K-Dimensional Tensor Tiling

Updated 30 December 2025

K-dimensional tensor tiling is a method that partitions multidimensional tensors across devices to minimize communication overhead in parallel deep learning.
It unifies data, model, and hybrid parallelism by formulating the tiling decision as a combinatorial optimization problem with explicit cost modeling.
The SoyBean system operationalizes these algorithms, demonstrating significant empirical speedups by automatically transforming serial graphs into parallelized execution.

K-dimensional tensor tiling is a systematic method for splitting multidimensional tensors across a set of computational devices such that the overall communication overhead is minimized. Central to parallel deep learning, this framework subsumes data parallelism, model parallelism, and their hybrids by representing parallel strategies as tilings of tensor dimensions. Rigorous treatment of the tensor tiling problem involves combinatorial search over partitionings, explicit modeling of communication costs induced by tiling decisions, and algorithmic solutions that are optimal under practical deep neural network (DNN) architectures. The SoyBean system exemplifies the operationalization of these concepts, transforming serial computational graphs into automatically parallelized forms through optimal tensor tiling (Wang et al., 2018).

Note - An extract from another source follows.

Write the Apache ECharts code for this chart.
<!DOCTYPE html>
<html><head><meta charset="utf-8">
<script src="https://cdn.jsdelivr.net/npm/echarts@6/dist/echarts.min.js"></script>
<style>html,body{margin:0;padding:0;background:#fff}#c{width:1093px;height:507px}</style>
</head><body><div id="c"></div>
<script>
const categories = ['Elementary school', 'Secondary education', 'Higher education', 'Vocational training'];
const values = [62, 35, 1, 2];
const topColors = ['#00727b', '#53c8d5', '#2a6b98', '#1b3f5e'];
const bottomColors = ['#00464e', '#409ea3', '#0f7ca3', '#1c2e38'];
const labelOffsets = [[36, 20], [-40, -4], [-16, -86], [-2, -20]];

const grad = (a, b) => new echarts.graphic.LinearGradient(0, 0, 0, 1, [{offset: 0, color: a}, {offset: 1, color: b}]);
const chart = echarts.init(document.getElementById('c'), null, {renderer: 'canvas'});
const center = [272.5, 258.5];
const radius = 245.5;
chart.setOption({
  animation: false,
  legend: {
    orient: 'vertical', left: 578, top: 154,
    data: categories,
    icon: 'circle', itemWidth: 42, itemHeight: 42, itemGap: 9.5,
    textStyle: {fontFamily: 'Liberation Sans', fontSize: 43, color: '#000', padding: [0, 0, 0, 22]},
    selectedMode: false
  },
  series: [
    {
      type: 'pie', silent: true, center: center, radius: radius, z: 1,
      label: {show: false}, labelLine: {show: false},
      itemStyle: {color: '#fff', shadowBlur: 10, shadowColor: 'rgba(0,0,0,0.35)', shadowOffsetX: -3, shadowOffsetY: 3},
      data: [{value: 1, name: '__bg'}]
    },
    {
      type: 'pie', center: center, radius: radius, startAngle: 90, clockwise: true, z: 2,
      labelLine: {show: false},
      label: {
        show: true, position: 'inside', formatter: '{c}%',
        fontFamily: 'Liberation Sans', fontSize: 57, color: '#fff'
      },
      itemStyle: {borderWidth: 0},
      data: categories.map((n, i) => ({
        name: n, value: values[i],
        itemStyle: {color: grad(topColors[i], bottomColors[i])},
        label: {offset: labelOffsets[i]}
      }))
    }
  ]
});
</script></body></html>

1. Formal Definition and Canonical Problem Structure

Let $T$ be a $K$ th-order tensor of shape $(n_1, n_2, \ldots, n_K)$ . A $K$ -dimensional tiling partitions each tensor mode $k$ into $p_k$ equal, disjoint shards, with $p_k \in \mathbb{N}^+$ and each tile of length $n_k/p_k$ (assuming $n_k$ divisible by $p_k$ ). The full tiling is specified by the tuple $p = (p_1, p_2, \ldots, p_K)$ . For $P$ devices, the partitioning must satisfy $\prod_{k=1}^K p_k = P$ , with devices indexed by $K$ -vectors $(i_1, ..., i_K)$ , $0 \leq i_k < p_k$ .

The search space of tensor tilings encompasses all $K$ -tuples of integers $(p_1, ..., p_K)$ with $\prod_{k=1}^K p_k = P$ . With increasing device count, the number of possible splits grows combinatorially. Expanding the search space to $\prod_{k}p_k \geq P$ is possible by replicating tiles, though the fundamental challenge remains the optimal split configuration.

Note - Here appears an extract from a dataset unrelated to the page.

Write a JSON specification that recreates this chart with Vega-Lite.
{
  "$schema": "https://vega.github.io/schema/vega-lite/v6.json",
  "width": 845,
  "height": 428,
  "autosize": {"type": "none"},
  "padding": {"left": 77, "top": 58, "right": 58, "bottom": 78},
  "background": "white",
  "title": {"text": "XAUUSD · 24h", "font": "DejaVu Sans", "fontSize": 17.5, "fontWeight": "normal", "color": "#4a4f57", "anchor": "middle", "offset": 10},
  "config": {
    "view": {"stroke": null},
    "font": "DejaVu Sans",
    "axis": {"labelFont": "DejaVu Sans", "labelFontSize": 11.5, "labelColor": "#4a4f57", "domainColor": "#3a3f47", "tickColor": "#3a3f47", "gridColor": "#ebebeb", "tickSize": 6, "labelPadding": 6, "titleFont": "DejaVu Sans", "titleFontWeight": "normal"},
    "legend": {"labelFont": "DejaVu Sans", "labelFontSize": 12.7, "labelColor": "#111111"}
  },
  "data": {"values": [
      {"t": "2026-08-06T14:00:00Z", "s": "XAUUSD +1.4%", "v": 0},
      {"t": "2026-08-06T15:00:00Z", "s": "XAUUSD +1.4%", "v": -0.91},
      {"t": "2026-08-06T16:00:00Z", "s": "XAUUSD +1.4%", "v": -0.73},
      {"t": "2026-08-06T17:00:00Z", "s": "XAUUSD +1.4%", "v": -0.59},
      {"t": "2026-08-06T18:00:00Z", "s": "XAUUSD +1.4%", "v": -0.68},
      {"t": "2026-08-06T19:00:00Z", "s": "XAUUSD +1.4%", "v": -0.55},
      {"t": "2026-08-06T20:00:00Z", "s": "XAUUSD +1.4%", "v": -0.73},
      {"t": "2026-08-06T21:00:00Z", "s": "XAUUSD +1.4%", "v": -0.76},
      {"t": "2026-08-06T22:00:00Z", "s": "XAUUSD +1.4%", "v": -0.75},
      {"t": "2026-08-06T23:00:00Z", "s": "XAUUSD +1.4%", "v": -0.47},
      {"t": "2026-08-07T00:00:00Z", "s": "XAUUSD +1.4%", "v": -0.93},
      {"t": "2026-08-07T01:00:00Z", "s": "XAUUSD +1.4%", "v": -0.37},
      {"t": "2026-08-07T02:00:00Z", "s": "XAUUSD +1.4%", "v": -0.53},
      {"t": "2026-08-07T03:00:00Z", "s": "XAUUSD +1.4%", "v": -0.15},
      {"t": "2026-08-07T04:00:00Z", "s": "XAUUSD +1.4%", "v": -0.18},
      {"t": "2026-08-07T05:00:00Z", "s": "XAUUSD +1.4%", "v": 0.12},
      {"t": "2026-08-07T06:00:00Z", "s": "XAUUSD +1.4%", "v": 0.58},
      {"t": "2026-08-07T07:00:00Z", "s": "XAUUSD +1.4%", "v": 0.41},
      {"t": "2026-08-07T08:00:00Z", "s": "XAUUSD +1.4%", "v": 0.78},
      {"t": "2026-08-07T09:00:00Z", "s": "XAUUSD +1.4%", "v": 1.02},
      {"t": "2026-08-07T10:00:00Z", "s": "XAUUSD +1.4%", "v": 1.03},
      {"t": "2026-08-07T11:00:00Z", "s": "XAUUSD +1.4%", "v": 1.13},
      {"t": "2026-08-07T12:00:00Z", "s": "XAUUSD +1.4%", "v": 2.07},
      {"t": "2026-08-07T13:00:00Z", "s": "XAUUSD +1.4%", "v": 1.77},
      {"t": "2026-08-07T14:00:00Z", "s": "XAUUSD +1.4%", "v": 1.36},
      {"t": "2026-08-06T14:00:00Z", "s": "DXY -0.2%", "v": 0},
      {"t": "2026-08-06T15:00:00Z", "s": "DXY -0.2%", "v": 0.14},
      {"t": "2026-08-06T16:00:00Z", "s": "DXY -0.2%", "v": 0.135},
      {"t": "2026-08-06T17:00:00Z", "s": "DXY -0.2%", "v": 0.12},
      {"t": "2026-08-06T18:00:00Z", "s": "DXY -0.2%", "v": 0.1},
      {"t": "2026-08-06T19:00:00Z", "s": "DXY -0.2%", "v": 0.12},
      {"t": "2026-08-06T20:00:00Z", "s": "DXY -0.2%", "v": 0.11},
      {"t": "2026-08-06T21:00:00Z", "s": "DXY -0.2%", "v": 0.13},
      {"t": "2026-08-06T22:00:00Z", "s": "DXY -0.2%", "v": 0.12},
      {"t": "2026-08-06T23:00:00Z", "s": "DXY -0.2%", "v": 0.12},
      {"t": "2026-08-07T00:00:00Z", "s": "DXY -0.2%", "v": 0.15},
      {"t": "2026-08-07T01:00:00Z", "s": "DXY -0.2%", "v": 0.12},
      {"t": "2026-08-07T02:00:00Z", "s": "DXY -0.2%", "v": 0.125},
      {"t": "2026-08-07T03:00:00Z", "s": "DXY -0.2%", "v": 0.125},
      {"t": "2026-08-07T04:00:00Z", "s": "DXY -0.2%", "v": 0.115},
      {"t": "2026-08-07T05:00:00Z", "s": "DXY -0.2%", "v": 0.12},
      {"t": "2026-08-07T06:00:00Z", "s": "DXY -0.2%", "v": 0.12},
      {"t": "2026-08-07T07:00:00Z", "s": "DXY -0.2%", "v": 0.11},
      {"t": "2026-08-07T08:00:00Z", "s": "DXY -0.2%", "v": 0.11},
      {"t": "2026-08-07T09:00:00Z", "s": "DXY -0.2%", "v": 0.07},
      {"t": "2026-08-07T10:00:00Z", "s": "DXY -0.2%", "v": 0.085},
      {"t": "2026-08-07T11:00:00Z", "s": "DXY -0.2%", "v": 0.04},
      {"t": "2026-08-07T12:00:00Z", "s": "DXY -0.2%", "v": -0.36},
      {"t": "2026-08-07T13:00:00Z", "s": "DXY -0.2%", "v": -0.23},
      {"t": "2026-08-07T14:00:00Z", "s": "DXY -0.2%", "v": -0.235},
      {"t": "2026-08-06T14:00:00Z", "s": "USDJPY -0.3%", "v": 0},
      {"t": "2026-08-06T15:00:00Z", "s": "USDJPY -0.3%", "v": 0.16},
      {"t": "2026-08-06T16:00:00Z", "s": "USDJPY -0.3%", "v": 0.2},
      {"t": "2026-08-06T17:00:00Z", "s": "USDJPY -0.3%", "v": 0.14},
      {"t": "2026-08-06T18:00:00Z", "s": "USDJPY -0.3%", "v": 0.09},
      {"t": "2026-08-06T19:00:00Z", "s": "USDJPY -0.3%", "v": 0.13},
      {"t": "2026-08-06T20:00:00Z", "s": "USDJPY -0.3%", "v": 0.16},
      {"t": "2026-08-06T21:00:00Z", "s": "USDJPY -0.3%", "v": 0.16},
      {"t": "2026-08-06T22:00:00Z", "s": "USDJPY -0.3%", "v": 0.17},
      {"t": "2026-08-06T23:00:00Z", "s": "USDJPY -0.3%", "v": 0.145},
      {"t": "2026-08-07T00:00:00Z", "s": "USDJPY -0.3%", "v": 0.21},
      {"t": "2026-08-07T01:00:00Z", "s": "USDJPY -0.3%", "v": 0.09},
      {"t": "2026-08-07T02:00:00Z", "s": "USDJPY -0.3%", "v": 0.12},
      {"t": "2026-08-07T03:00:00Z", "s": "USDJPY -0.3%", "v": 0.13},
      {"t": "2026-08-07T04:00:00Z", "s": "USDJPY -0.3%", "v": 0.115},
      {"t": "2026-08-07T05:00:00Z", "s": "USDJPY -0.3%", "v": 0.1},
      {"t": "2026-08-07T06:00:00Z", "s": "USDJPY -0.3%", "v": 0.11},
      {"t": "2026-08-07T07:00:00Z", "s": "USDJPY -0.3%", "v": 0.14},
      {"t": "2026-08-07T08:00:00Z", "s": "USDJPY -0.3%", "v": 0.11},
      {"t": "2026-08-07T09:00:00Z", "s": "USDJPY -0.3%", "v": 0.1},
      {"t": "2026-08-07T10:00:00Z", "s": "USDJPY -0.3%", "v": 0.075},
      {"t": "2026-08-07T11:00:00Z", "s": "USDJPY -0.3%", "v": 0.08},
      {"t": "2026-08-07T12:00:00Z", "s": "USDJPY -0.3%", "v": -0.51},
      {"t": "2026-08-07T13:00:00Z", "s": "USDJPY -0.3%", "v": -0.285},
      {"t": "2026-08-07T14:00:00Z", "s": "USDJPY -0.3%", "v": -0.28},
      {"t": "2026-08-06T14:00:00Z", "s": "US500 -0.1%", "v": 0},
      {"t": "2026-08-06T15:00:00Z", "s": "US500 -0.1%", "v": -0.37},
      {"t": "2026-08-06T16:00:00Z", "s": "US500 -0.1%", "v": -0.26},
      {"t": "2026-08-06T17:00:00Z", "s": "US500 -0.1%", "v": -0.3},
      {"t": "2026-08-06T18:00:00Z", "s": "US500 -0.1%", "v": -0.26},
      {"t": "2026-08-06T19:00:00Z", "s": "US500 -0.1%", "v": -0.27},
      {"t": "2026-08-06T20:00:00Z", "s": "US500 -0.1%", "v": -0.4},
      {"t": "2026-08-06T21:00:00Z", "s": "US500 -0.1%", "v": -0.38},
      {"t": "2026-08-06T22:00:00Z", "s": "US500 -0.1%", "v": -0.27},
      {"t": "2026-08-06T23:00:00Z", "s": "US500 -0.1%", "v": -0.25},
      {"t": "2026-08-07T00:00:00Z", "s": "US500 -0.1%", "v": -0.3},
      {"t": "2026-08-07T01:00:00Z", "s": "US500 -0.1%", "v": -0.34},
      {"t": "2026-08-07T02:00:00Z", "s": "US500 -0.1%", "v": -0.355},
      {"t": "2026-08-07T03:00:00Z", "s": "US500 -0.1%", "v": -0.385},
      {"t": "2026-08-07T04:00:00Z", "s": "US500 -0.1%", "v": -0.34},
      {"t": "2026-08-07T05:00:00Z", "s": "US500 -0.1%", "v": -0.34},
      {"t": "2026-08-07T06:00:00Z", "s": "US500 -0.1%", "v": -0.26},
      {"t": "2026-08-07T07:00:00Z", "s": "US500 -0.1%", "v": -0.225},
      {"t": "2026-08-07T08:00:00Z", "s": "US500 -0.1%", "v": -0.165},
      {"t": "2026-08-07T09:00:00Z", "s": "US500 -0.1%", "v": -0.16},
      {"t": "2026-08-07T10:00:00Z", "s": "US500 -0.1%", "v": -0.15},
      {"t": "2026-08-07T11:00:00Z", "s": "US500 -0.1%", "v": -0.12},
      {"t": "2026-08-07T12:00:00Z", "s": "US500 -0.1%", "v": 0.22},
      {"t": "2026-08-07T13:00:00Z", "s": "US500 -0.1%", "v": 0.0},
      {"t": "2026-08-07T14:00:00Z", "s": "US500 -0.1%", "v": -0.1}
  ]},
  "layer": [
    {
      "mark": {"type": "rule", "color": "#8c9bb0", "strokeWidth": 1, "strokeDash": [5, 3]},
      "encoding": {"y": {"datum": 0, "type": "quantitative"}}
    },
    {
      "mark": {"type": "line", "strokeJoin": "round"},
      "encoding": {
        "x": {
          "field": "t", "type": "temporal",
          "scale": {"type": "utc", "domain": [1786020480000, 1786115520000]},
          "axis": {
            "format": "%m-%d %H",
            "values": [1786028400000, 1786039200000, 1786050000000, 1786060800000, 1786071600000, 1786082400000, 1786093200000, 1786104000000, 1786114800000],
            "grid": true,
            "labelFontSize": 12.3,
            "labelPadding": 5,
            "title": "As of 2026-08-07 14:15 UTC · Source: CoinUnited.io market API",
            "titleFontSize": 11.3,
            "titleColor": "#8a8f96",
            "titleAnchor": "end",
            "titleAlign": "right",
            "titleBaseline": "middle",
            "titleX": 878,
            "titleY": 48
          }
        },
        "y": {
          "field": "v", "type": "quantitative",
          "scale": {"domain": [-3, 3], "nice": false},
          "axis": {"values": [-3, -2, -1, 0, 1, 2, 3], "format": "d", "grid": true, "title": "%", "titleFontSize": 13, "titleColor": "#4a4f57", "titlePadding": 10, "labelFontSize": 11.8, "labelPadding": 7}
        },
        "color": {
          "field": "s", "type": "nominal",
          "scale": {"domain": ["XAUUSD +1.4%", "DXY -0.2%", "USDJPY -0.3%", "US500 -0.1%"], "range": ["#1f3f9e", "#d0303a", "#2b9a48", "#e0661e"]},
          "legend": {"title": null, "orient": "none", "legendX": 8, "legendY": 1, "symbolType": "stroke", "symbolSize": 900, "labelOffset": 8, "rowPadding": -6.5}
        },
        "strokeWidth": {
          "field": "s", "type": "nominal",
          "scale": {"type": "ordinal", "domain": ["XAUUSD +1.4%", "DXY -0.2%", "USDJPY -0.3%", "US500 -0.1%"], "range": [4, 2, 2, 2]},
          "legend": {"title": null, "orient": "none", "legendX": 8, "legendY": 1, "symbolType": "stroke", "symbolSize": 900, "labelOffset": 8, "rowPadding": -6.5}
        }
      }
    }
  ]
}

2. Communication-Cost Modeling for Operator Graphs

A neural network dataflow graph $G$ consists of tensor operations (edges $E$ ). Each operator $e \in E$ reads input tensors, applies functions, and produces output tensors. Once a global tiling $p$ is assigned, tensor partitions induce “halo” exchanges or reductions when tiles cross device boundaries.

The total communication volume under a given tiling is formulated as

$C(p) = \sum_{e \in E} w_e \cdot f_e(p)$

where $w_e$ denotes the per-element data size (in bytes) or operation-specific weights, and $f_e(p)$ computes the number of elements communicated across devices for operator $e$ under tiling $p$ .

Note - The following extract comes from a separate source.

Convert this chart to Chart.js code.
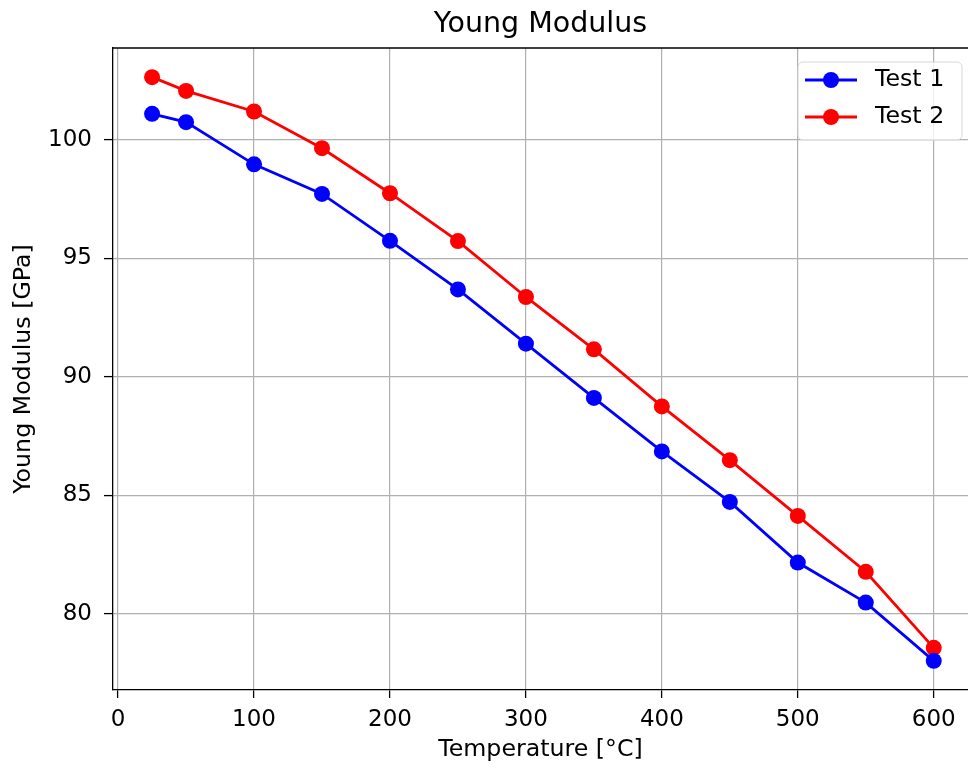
<!DOCTYPE html>
<html>
<head>
<meta charset="utf-8">
<script src="https://cdn.jsdelivr.net/npm/chart.js@4"></script>
<style>
  html, body { margin: 0; padding: 0; background: #fff; overflow: hidden; }
  #wrap { width: 968px; height: 770px; }
</style>
</head>
<body>
<div id="wrap"><canvas id="c"></canvas></div>
<script>
// values
var temps = [25, 50, 100, 150, 200, 250, 300, 350, 400, 450, 500, 550, 600];
var test1 = [101.10, 100.75, 98.97, 97.72, 95.74, 93.69, 91.40, 89.11, 86.85, 84.72, 82.16, 80.47, 78.01];
var test2 = [102.65, 102.07, 101.20, 99.65, 97.75, 95.73, 93.37, 91.16, 88.75, 86.48, 84.13, 81.77, 78.56];
var xTicks = [0, 100, 200, 300, 400, 500, 600];
var yTicks = [80, 85, 90, 95, 100];

var FONT = 'DejaVu Sans';
var LBL = 23.7;

function pts(ys) { return temps.map(function(t, i) { return {x: t, y: ys[i]}; }); }

// matplotlib-like top spine + legend (right spine falls just outside the picture)
var mplPlugin = {
  id: 'mpl',
  afterDatasetsDraw: function(chart) {
    var ctx = chart.ctx, a = chart.chartArea;
    ctx.save();
    ctx.strokeStyle = '#000';
    ctx.lineWidth = 1.3;
    ctx.beginPath();
    ctx.moveTo(a.left, a.top);
    ctx.lineTo(a.right, a.top);
    ctx.stroke();

    // legend box
    var bx = 798, by = 62, bw = 164, bh = 78, r = 5;
    ctx.beginPath();
    ctx.moveTo(bx + r, by);
    ctx.arcTo(bx + bw, by, bx + bw, by + bh, r);
    ctx.arcTo(bx + bw, by + bh, bx, by + bh, r);
    ctx.arcTo(bx, by + bh, bx, by, r);
    ctx.arcTo(bx, by, bx + bw, by, r);
    ctx.closePath();
    ctx.fillStyle = 'rgba(255,255,255,0.8)';
    ctx.fill();
    ctx.strokeStyle = '#d6d6d6';
    ctx.lineWidth = 1;
    ctx.stroke();

    chart.data.datasets.forEach(function(ds, i) {
      var y = 80 + i * 37;
      ctx.strokeStyle = ds.borderColor;
      ctx.lineWidth = ds.borderWidth;
      ctx.beginPath();
      ctx.moveTo(805, y);
      ctx.lineTo(857, y);
      ctx.stroke();
      ctx.fillStyle = ds.borderColor;
      ctx.beginPath();
      ctx.arc(831, y, 8, 0, Math.PI * 2);
      ctx.fill();
      ctx.fillStyle = '#000';
      ctx.font = LBL + 'px "' + FONT + '"';
      ctx.textAlign = 'left';
      ctx.textBaseline = 'middle';
      ctx.fillText(ds.label, 875, y);
    });
    ctx.restore();
  }
};

new Chart(document.getElementById('c'), {
  type: 'line',
  data: {
    datasets: [
      { label: 'Test 1', data: pts(test1), borderColor: '#0000ff', backgroundColor: '#0000ff',
        borderWidth: 2.8, pointRadius: 8, pointBorderWidth: 0, pointBackgroundColor: '#0000ff', tension: 0 },
      { label: 'Test 2', data: pts(test2), borderColor: '#ff0000', backgroundColor: '#ff0000',
        borderWidth: 2.8, pointRadius: 8, pointBorderWidth: 0, pointBackgroundColor: '#ff0000', tension: 0 }
    ]
  },
  options: {
    responsive: true, maintainAspectRatio: false, animation: false,
    layout: { autoPadding: false, padding: 0 },
    plugins: {
      legend: { display: false },
      tooltip: { enabled: false },
      title: {
        display: true, fullSize: false, text: 'Young Modulus', color: '#000',
        font: { family: FONT, size: 28.5, weight: 'normal' },
        padding: { top: 7.9, bottom: 5.9 }
      }
    },
    scales: {
      x: {
        // the reference axis is cut off at the right edge of the picture
        type: 'linear', min: -3.75, max: 625.2,
        afterBuildTicks: function(s) { s.ticks = xTicks.map(function(v) { return {value: v}; }); },
        afterFit: function(s) { s.height = 80; s.paddingLeft = 0; s.paddingRight = 0; },
        grid: { color: '#b0b0b0', lineWidth: 1.2, tickColor: '#000', tickLength: 8, tickWidth: 1.3 },
        border: { color: '#000', width: 1.3 },
        ticks: { color: '#000', padding: 8, maxRotation: 0, font: { family: FONT, size: 23 } },
        title: { display: true, text: 'Temperature [°C]', color: '#000',
          font: { family: FONT, size: LBL }, padding: { top: 0, bottom: 6 } }
      },
      y: {
        type: 'linear', min: 76.78, max: 103.88,
        afterBuildTicks: function(s) { s.ticks = yTicks.map(function(v) { return {value: v}; }); },
        afterFit: function(s) { s.width = 113; s.paddingTop = 0; s.paddingBottom = 0; },
        grid: { color: '#b0b0b0', lineWidth: 1.2, tickColor: '#000', tickLength: 9, tickWidth: 1.3 },
        border: { color: '#000', width: 1.3 },
        ticks: { color: '#000', padding: 12, font: { family: FONT, size: 23 } },
        title: { display: true, text: 'Young Modulus [GPa]', color: '#000',
          font: { family: FONT, size: LBL }, padding: { top: 9.8, bottom: 0 } }
      }
    }
  },
  plugins: [mplPlugin]
});
</script>
</body>
</html>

Examining matrix-matrix multiplication, each possible tiling (assignment of splits or replications to operands and results) leads to distinct communication patterns, often falling into a small set of “aligned” cases: those incurring zero communication and those requiring a reduction of partial results. The cost function

$c(t_X, t_Y, t_Z) = \min\left\{c(t_X \to R) + c(t_Y \to r) + c(t_Z \to R),\, c(t_X\to r) + c(t_Y \to C) + c(t_Z\to C),\, c(t_X\to C) + c(t_Y\to R) + c(t_Z\to \text{red})\right\}$

governs the conversion and reduction costs between tiling states.

Special parallelization cases correspond to:

Data parallelism: $p=(P,1,1,\ldots,1)$ (batch split, other modes replicated).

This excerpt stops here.